A Wine-Lover’s Fancy Turns to Thoughts of Grüner Veltliner

In early spring, the buds on the trees are a delicate palette of pale yellow, chartreuse and green—a subtle hint that it’s time for light white wines to return to our tables. This season reminds me of the first time I drank grüner veltliner, in the heurigen wine taverns of Vienna. It’s still a fairly obscure wine in the U.S., but it’s gaining ground with some New York producers, including one very close to home.

The word heurige literally means “this year’s wine,” and as grüner is Austria’s predominant grape, it’s served in abundance at these taverns. The heurige style is refreshing, sometimes downright sharp, and it’s a companionable quaff. Austrian grape-growers pick at medium ripeness and these grüners typically show citrus, flowers, green herbs and a hint of peppery spiciness. Some high-end growers aim for distinctive, age-worthy wines that are full-bodied and redolent of stone fruit, and can be as critically acclaimed as the best whites in the world, like the Weingut Emmerich Knoll Loibner Schutt Grüner Veltliner Smaragd, which have a characteristic zing of acidity and ripe flavors developed during a longer hang-time.

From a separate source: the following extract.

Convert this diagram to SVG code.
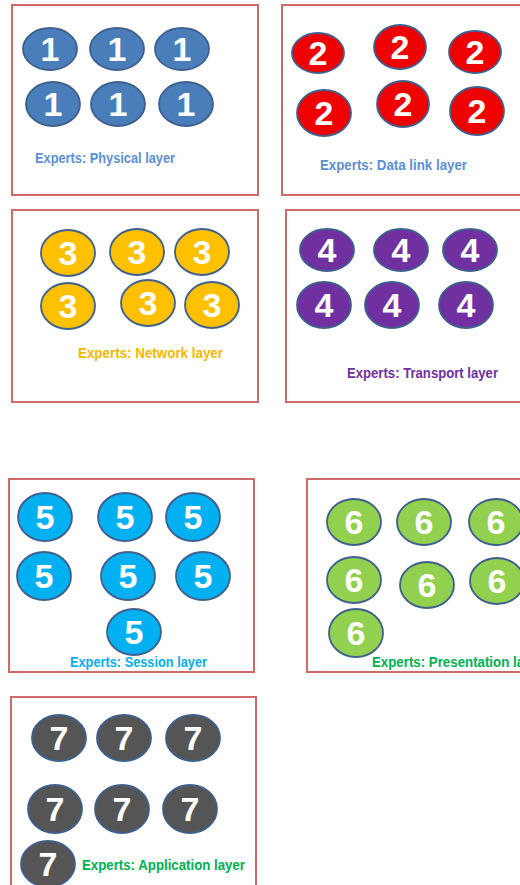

Outside of Austria, grüner veltliner are overshadowed by the heavy hitters from the rest of Europe and the New World. Wine drinkers might also be put off by the name (“grooner FELT-leener” is close enough). But domestic examples are now showing up, mainly from the Finger Lakes region upstate, which specializes in cold-tolerant white grape varieties. Also, grüners are perfect for this time of year because they’re not as heavy as chardonnay, nor as “summery” as pinot grigio.

The Dr. Konstantin Frank winery currently offers its 2014 Grüner Veltliner ($14.99). Cold-fermented in stainless steel, it’s crisp and dry, yet fruit-driven, with a hint of tropical kiwi. Lamoreaux Landing has a 2013 Grüner Veltliner ($19.99); it’s more complex and less acidic, with herbs, peaches and a dash of white pepper.

The 2014 One Woman Grüner Veltliner ($27.99) is the only Long Island example. Given our climate, owner/winemaker Claudia Purita is a brave woman. But her well-ripened fruit translates into a wine with a lot of character. At 13% alcohol, it’s on the warm side, like top Austrian examples, and the robust flavors of honey and mandarin oranges bring to mind sauvignon blanc. A nice hit of acidity and grapefruit keep it in classic grüner territory, though. It’s a serious effort, and an interesting interpretation of this little-known grape.